An isolated incident may be a misunderstanding, but if the harassment continues after direct confrontation, documenting the office harassment is the next precaution to take. Collecting evidence that harassment has occurred and allows the company to take the proper response. This evidence might consist of threatening or offensive emails sent by the harasser, written transcripts of telephone calls, or even human witnesses who observed the incident directly.

After you are sure that the case is fully documented and prosecutable if necessary, then it is important to inform the appropriate member of the office management about the harassment. Many companies advise employees to go directly to a designated supervisor, with alternates provided. It is important to act quickly and tell this supervisor about the harassment, but not before collecting independent evidence. On paper, the company policy may be to assist victims, but in practice, this doesn't always happen. By collecting evidence first, you are protected both against the harasser and the company itself.

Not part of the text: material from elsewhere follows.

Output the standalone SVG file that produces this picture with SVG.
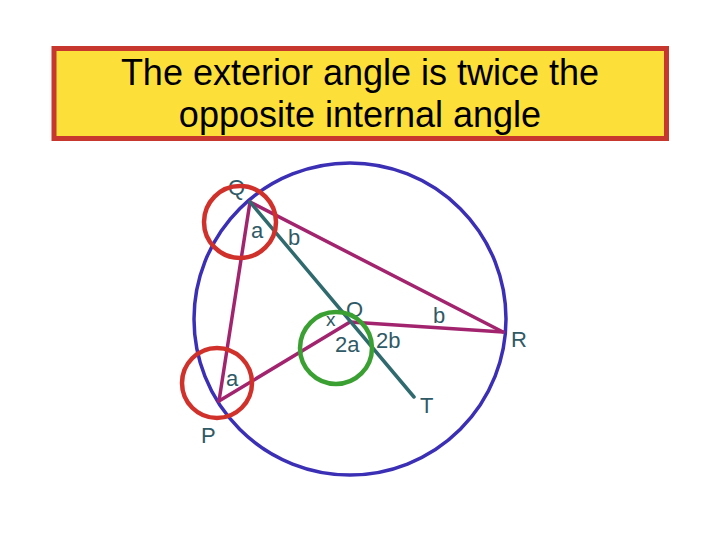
<svg xmlns="http://www.w3.org/2000/svg" width="720" height="540" viewBox="0 0 720 540">
<style>
.title{font-family:"Liberation Sans",Arial,sans-serif;font-size:36px;fill:#000;text-anchor:middle}
.lbl{font-family:"Liberation Sans",Arial,sans-serif;font-size:22px;fill:#2f5a66}
.mag{stroke:#a3246e;stroke-width:3.5;fill:none;stroke-linecap:round}
.teal{stroke:#2f6b6e;stroke-width:3.5;fill:none;stroke-linecap:round}
.ring{fill:none;stroke-width:4.5}
</style>
<rect width="720" height="540" fill="#fff"/>
<g id="title">
<rect x="54" y="48.5" width="612.5" height="90" fill="#fddf3a" stroke="#c8372d" stroke-width="5"/>
<text class="title" x="360" y="85">The exterior angle is twice the</text>
<text class="title" x="360" y="127">opposite internal angle</text>
</g>
<g id="circle">
<circle cx="350" cy="319" r="156" fill="none" stroke="#3b2fb5" stroke-width="3.5"/>
</g>
<g id="connectors">
<line class="mag" x1="250" y1="202" x2="219" y2="401"/>
<line class="mag" x1="250" y1="202" x2="503" y2="332"/>
<line class="mag" x1="350" y1="322" x2="219" y2="401"/>
<line class="mag" x1="350" y1="322" x2="503" y2="332"/>
<line class="teal" x1="250" y1="202" x2="414" y2="397"/>
</g>
<g id="labels">
<text class="lbl" x="228" y="195">Q</text>
<text class="lbl" x="251" y="238">a</text>
<text class="lbl" x="288" y="245">b</text>
<text class="lbl" x="346" y="317">O</text>
<text class="lbl" x="326" y="326" style="font-size:19px">x</text>
<text class="lbl" x="335" y="352">2a</text>
<text class="lbl" x="376" y="348">2b</text>
<text class="lbl" x="433" y="323">b</text>
<text class="lbl" x="511" y="347">R</text>
<text class="lbl" x="420" y="413">T</text>
<text class="lbl" x="226" y="386">a</text>
<text class="lbl" x="201" y="443">P</text>
</g>
<g id="highlight-Q"><circle class="ring" cx="240" cy="222" r="36" stroke="#d0312b"/></g>
<g id="highlight-P"><circle class="ring" cx="217" cy="383" r="35" stroke="#d0312b"/></g>
<g id="highlight-O"><circle class="ring" cx="336" cy="348" r="36" stroke="#3aa032"/></g>
</svg>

There are many kinds of office harassment, including sexual, racial, and religious harassment. It is important to consider that sometimes, you are better off not confronting the harasser if his or her intentions are clearly harmless and merely annoying. On the other hand, if the harasser is clearly dangerous, such as when someone makes harassing phone calls or physical threats, it is important to consider going beyond the office and talking to the police. A threat is no less a threat just because the offender is an acquaintance, and safety should always take precedence over office policy.